Blanca (in English, "White", it is the Spanish equivalent of Blanche) is Clara and Esteban's first born daughter. She spends her childhood between the Truebas' house in the capital and Tres Marías, where she forms an intense connection with a boy named Pedro Tercero García, the son of Esteban's foreman. Their friendship endures, though they only see each other in the summer, and upon adolescence they become lovers. Their love persists even after Pedro is run out of the hacienda by Esteban, because he is putting communist ideas in the other workers' heads. After she becomes pregnant with Pedro Tercero's child, her father forces her to marry Count Jean de Satigny, whom she does not love.
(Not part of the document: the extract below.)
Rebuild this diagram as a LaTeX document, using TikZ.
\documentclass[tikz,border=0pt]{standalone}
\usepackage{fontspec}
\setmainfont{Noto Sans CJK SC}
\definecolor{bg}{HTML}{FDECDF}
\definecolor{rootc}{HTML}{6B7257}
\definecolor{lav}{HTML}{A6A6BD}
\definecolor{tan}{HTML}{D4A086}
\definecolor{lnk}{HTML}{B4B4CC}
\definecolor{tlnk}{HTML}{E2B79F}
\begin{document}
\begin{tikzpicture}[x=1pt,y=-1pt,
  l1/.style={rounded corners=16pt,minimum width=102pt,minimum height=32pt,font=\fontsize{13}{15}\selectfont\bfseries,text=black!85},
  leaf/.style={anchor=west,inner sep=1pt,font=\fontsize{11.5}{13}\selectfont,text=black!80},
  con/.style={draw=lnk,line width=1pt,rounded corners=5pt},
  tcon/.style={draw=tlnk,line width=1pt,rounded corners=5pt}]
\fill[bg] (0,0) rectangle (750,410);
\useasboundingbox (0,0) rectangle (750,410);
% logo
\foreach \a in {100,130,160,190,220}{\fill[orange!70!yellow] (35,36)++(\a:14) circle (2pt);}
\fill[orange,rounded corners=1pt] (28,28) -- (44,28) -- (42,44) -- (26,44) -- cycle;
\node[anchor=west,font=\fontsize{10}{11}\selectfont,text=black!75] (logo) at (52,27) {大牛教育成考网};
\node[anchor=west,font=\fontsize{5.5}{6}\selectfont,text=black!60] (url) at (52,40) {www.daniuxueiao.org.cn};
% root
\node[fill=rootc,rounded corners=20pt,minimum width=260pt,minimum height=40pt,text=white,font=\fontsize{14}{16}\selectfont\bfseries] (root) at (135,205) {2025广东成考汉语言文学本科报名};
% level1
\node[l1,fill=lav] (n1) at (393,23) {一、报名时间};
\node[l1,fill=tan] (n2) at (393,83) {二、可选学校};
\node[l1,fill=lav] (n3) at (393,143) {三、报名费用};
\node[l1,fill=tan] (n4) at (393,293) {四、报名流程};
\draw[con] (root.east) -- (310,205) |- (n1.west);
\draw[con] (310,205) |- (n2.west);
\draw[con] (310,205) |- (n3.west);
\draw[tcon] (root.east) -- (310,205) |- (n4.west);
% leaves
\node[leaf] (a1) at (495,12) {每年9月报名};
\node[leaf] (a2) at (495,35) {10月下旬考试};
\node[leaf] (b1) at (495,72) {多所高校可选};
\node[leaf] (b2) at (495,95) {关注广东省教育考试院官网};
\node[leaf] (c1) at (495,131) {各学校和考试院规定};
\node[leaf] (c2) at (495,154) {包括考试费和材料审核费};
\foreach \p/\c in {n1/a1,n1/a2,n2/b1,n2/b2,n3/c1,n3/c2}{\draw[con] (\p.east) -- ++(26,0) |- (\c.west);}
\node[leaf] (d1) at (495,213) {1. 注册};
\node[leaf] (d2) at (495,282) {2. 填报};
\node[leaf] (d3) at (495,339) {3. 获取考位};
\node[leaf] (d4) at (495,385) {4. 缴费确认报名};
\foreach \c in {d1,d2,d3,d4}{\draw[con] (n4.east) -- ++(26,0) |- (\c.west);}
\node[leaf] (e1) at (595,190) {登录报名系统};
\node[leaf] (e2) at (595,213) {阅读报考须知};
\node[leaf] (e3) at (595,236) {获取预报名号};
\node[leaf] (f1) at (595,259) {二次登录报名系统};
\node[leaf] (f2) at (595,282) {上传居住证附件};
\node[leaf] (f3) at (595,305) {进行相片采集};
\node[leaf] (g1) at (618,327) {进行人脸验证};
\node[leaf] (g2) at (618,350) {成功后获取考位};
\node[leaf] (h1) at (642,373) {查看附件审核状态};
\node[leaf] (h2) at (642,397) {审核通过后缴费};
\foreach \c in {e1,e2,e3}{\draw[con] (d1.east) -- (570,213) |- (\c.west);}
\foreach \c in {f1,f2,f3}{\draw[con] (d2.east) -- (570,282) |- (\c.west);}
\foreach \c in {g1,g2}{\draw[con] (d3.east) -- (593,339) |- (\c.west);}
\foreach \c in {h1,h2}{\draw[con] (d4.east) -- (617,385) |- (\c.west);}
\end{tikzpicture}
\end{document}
After Blanca leaves the Count and returns to the Trueba home, she sees Pedro sporadically, resisting his attempts to persuade her to marry, but their relationship continues. Blanca's reconciliation with her father eventually allows her to flee to Canada with Pedro, where they finally are able to achieve happiness together. Blanca is also able to earn large amounts of money for the first time by selling her clay figurines, which are seen as folk art by Canadians.

Pedro Tercero García

Pedro is the son of the tenant/foreman of Tres Marías, Pedro Segundo García. At a young age, he falls in love with Blanca and is the father of her only child, Alba. In his youth, he spreads socialist ideals to the workers on the hacienda, and later he becomes a revolutionary and a songwriter (his character may be modeled after revolutionary songwriter Victor Jara). It is mentioned that he resumes his political crusade during his exile in Canada where his music is embraced in translation even if "chickens and foxes are underdeveloped creatures" in comparison with the "eagles and wolves" of the North.

Alba Trueba

Alba (Spanish for "Dawn," while in Latin its meaning is "white") is the daughter of Blanca and Pedro Tercero García, although for many years of her life she was led to believe that Count de Satigny was her father. From before her birth, her grandmother Clara decreed that she was blessed by the stars. Because of this, Clara said she didn't need to go to school and was raised at home until she was seven. The novel ends with Esteban's death, and Alba sits alone in the vast Trueba mansion beside his body. The last paragraph reveals that she is pregnant, although she does not know (or care) whether the child is Miguel's or the product of the rapes that she endured at the hands of security police, during her imprisonment.